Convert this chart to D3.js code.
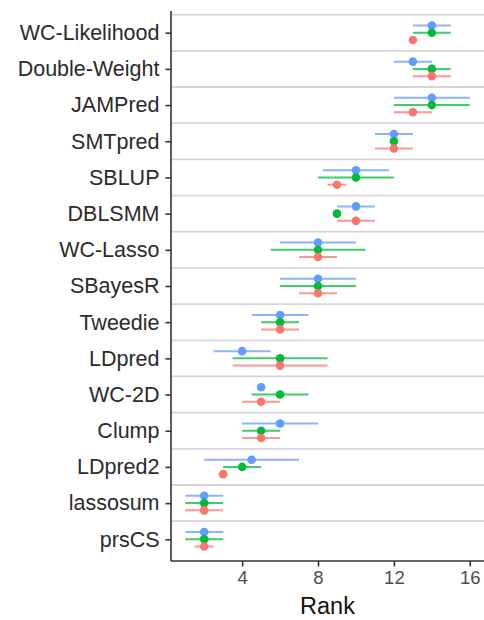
<!DOCTYPE html>
<html>
<head>
<meta charset="utf-8">
<script src="https://cdn.jsdelivr.net/npm/d3@7"></script>
<style>
  html, body { margin: 0; padding: 0; background: #fff; }
  svg { display: block; font-family: "Liberation Sans", Arial, Helvetica, sans-serif; }
</style>
</head>
<body>
<script>
// Methods, top to bottom
const methods = ["WC-Likelihood", "Double-Weight", "JAMPred", "SMTpred", "SBLUP", "DBLSMM",
  "WC-Lasso", "SBayesR", "Tweedie", "LDpred", "WC-2D", "Clump", "LDpred2", "lassosum", "prsCS"];

// Series order within a row (top to bottom) and their colours
const seriesNames = ["blue", "green", "red"];
const seriesColors = ["#619CFF", "#00BA38", "#F8766D"];

// Median rank and interval per method, one array per series
const blueRank = [14, 13, 14, 12, 10, 10, 8, 8, 6, 4, 5, 6, 4.5, 2, 2];
const blueLow  = [13, 12, 12, 11, 8.25, 9, 6, 6, 4.5, 2.5, 5, 4, 2, 1, 1];
const blueHigh = [15, 14, 16, 13, 11.75, 11, 10, 10, 7.5, 5.5, 5, 8, 7, 3, 3];

const greenRank = [14, 14, 14, 12, 10, 9, 8, 8, 6, 6, 6, 5, 4, 2, 2];
const greenLow  = [13, 13, 12, 12, 8, 9, 5.5, 6, 5, 3.5, 4.5, 4, 3, 1, 1];
const greenHigh = [15, 15, 16, 12, 12, 9, 10.5, 10, 7, 8.5, 7.5, 6, 5, 3, 3];

const redRank = [13, 14, 13, 12, 9, 10, 8, 8, 6, 6, 5, 5, 3, 2, 2];
const redLow  = [13, 13, 12, 11, 8.5, 9, 7, 7, 5, 3.5, 4, 4, 3, 1, 1.5];
const redHigh = [13, 15, 14, 13, 9.5, 11, 9, 9, 7, 8.5, 6, 6, 3, 3, 2.5];

const xTicks = [4, 8, 12, 16];
const xTitle = "Rank";

const rows = [];
[[blueRank, blueLow, blueHigh], [greenRank, greenLow, greenHigh], [redRank, redLow, redHigh]]
  .forEach(([r, lo, hi], s) => {
    methods.forEach((m, i) => rows.push({ method: m, series: seriesNames[s], color: seriesColors[s],
      rank: r[i], low: lo[i], high: hi[i] }));
  });

const W = 484, H = 620;
const margin = { top: 11, right: 0, bottom: 59, left: 171 };
const iw = W - margin.left - margin.right;
const ih = H - margin.top - margin.bottom;

const svg = d3.select("body").append("svg").attr("width", W).attr("height", H);
const g = svg.append("g").attr("transform", `translate(${margin.left},${margin.top})`);

const x = d3.scaleLinear().domain([0.25, 16.75]).range([0, iw]);
const y = d3.scalePoint().domain(methods).range([0, ih]).padding(0.6);
const step = y.step();
const dodge = d3.scalePoint().domain(seriesNames).range([-0.2 * step, 0.2 * step]);

// Row separators
g.append("g").selectAll("line").data(methods).join("line")
  .attr("x1", 0).attr("x2", iw)
  .attr("y1", d => y(d) - step / 2).attr("y2", d => y(d) - step / 2)
  .attr("stroke", "#d6d6d6").attr("stroke-width", 1.8);

// Interval bars
g.append("g").selectAll("line").data(rows.filter(d => d.high > d.low)).join("line")
  .attr("x1", d => x(d.low)).attr("x2", d => x(d.high))
  .attr("y1", d => y(d.method) + dodge(d.series)).attr("y2", d => y(d.method) + dodge(d.series))
  .attr("stroke", d => d.color).attr("stroke-width", 2).attr("stroke-opacity", 0.75);

// Median points
g.append("g").selectAll("circle").data(rows).join("circle")
  .attr("cx", d => x(d.rank)).attr("cy", d => y(d.method) + dodge(d.series))
  .attr("r", 4.3).attr("fill", d => d.color);

// Axes
const axisColor = "#333";
const xAxis = g.append("g").attr("transform", `translate(0,${ih})`)
  .call(d3.axisBottom(x).tickValues(xTicks).tickSize(5.5).tickPadding(4));
xAxis.selectAll("text").attr("font-size", 18.5).attr("fill", "#4d4d4d");

const yAxis = g.append("g")
  .call(d3.axisLeft(y).tickSize(5.5).tickPadding(6));
yAxis.selectAll("text").attr("font-size", 21.5).attr("fill", "#2b2b2b");

[xAxis, yAxis].forEach(a => {
  a.select(".domain").attr("stroke", axisColor).attr("stroke-width", 1.6);
  a.selectAll(".tick line").attr("stroke", axisColor).attr("stroke-width", 1.6);
  a.attr("font-family", null);
});
// Left axis runs the full panel height
yAxis.select(".domain").attr("d", `M0,0V${ih}`);
xAxis.select(".domain").attr("d", `M0,0H${iw}`);

svg.append("text")
  .attr("x", margin.left + iw / 2).attr("y", 614)
  .attr("text-anchor", "middle").attr("font-size", 23.5).attr("fill", "#111")
  .text(xTitle);
</script>
</body>
</html>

* **Work instructions**
Pictures are excluded; copy all other data exactly as shown.

* **Finished answer**
Convert this chart to D3.js code.
<!DOCTYPE html>
<html>
<head>
<meta charset="utf-8">
<script src="https://cdn.jsdelivr.net/npm/d3@7"></script>
<style>
  html, body { margin: 0; padding: 0; background: #fff; }
  svg { display: block; font-family: "Liberation Sans", Arial, Helvetica, sans-serif; }
</style>
</head>
<body>
<script>
// Methods, top to bottom
const methods = ["WC-Likelihood", "Double-Weight", "JAMPred", "SMTpred", "SBLUP", "DBLSMM",
  "WC-Lasso", "SBayesR", "Tweedie", "LDpred", "WC-2D", "Clump", "LDpred2", "lassosum", "prsCS"];

// Series order within a row (top to bottom) and their colours
const seriesNames = ["blue", "green", "red"];
const seriesColors = ["#619CFF", "#00BA38", "#F8766D"];

// Median rank and interval per method, one array per series
const blueRank = [14, 13, 14, 12, 10, 10, 8, 8, 6, 4, 5, 6, 4.5, 2, 2];
const blueLow  = [13, 12, 12, 11, 8.25, 9, 6, 6, 4.5, 2.5, 5, 4, 2, 1, 1];
const blueHigh = [15, 14, 16, 13, 11.75, 11, 10, 10, 7.5, 5.5, 5, 8, 7, 3, 3];

const greenRank = [14, 14, 14, 12, 10, 9, 8, 8, 6, 6, 6, 5, 4, 2, 2];
const greenLow  = [13, 13, 12, 12, 8, 9, 5.5, 6, 5, 3.5, 4.5, 4, 3, 1, 1];
const greenHigh = [15, 15, 16, 12, 12, 9, 10.5, 10, 7, 8.5, 7.5, 6, 5, 3, 3];

const redRank = [13, 14, 13, 12, 9, 10, 8, 8, 6, 6, 5, 5, 3, 2, 2];
const redLow  = [13, 13, 12, 11, 8.5, 9, 7, 7, 5, 3.5, 4, 4, 3, 1, 1.5];
const redHigh = [13, 15, 14, 13, 9.5, 11, 9, 9, 7, 8.5, 6, 6, 3, 3, 2.5];

const xTicks = [4, 8, 12, 16];
const xTitle = "Rank";

const rows = [];
[[blueRank, blueLow, blueHigh], [greenRank, greenLow, greenHigh], [redRank, redLow, redHigh]]
  .forEach(([r, lo, hi], s) => {
    methods.forEach((m, i) => rows.push({ method: m, series: seriesNames[s], color: seriesColors[s],
      rank: r[i], low: lo[i], high: hi[i] }));
  });

const W = 484, H = 620;
const margin = { top: 11, right: 0, bottom: 59, left: 171 };
const iw = W - margin.left - margin.right;
const ih = H - margin.top - margin.bottom;

const svg = d3.select("body").append("svg").attr("width", W).attr("height", H);
const g = svg.append("g").attr("transform", `translate(${margin.left},${margin.top})`);

const x = d3.scaleLinear().domain([0.25, 16.75]).range([0, iw]);
const y = d3.scalePoint().domain(methods).range([0, ih]).padding(0.6);
const step = y.step();
const dodge = d3.scalePoint().domain(seriesNames).range([-0.2 * step, 0.2 * step]);

// Row separators
g.append("g").selectAll("line").data(methods).join("line")
  .attr("x1", 0).attr("x2", iw)
  .attr("y1", d => y(d) - step / 2).attr("y2", d => y(d) - step / 2)
  .attr("stroke", "#d6d6d6").attr("stroke-width", 1.8);

// Interval bars
g.append("g").selectAll("line").data(rows.filter(d => d.high > d.low)).join("line")
  .attr("x1", d => x(d.low)).attr("x2", d => x(d.high))
  .attr("y1", d => y(d.method) + dodge(d.series)).attr("y2", d => y(d.method) + dodge(d.series))
  .attr("stroke", d => d.color).attr("stroke-width", 2).attr("stroke-opacity", 0.75);

// Median points
g.append("g").selectAll("circle").data(rows).join("circle")
  .attr("cx", d => x(d.rank)).attr("cy", d => y(d.method) + dodge(d.series))
  .attr("r", 4.3).attr("fill", d => d.color);

// Axes
const axisColor = "#333";
const xAxis = g.append("g").attr("transform", `translate(0,${ih})`)
  .call(d3.axisBottom(x).tickValues(xTicks).tickSize(5.5).tickPadding(4));
xAxis.selectAll("text").attr("font-size", 18.5).attr("fill", "#4d4d4d");

const yAxis = g.append("g")
  .call(d3.axisLeft(y).tickSize(5.5).tickPadding(6));
yAxis.selectAll("text").attr("font-size", 21.5).attr("fill", "#2b2b2b");

[xAxis, yAxis].forEach(a => {
  a.select(".domain").attr("stroke", axisColor).attr("stroke-width", 1.6);
  a.selectAll(".tick line").attr("stroke", axisColor).attr("stroke-width", 1.6);
  a.attr("font-family", null);
});
// Left axis runs the full panel height
yAxis.select(".domain").attr("d", `M0,0V${ih}`);
xAxis.select(".domain").attr("d", `M0,0H${iw}`);

svg.append("text")
  .attr("x", margin.left + iw / 2).attr("y", 614)
  .attr("text-anchor", "middle").attr("font-size", 23.5).attr("fill", "#111")
  .text(xTitle);
</script>
</body>
</html>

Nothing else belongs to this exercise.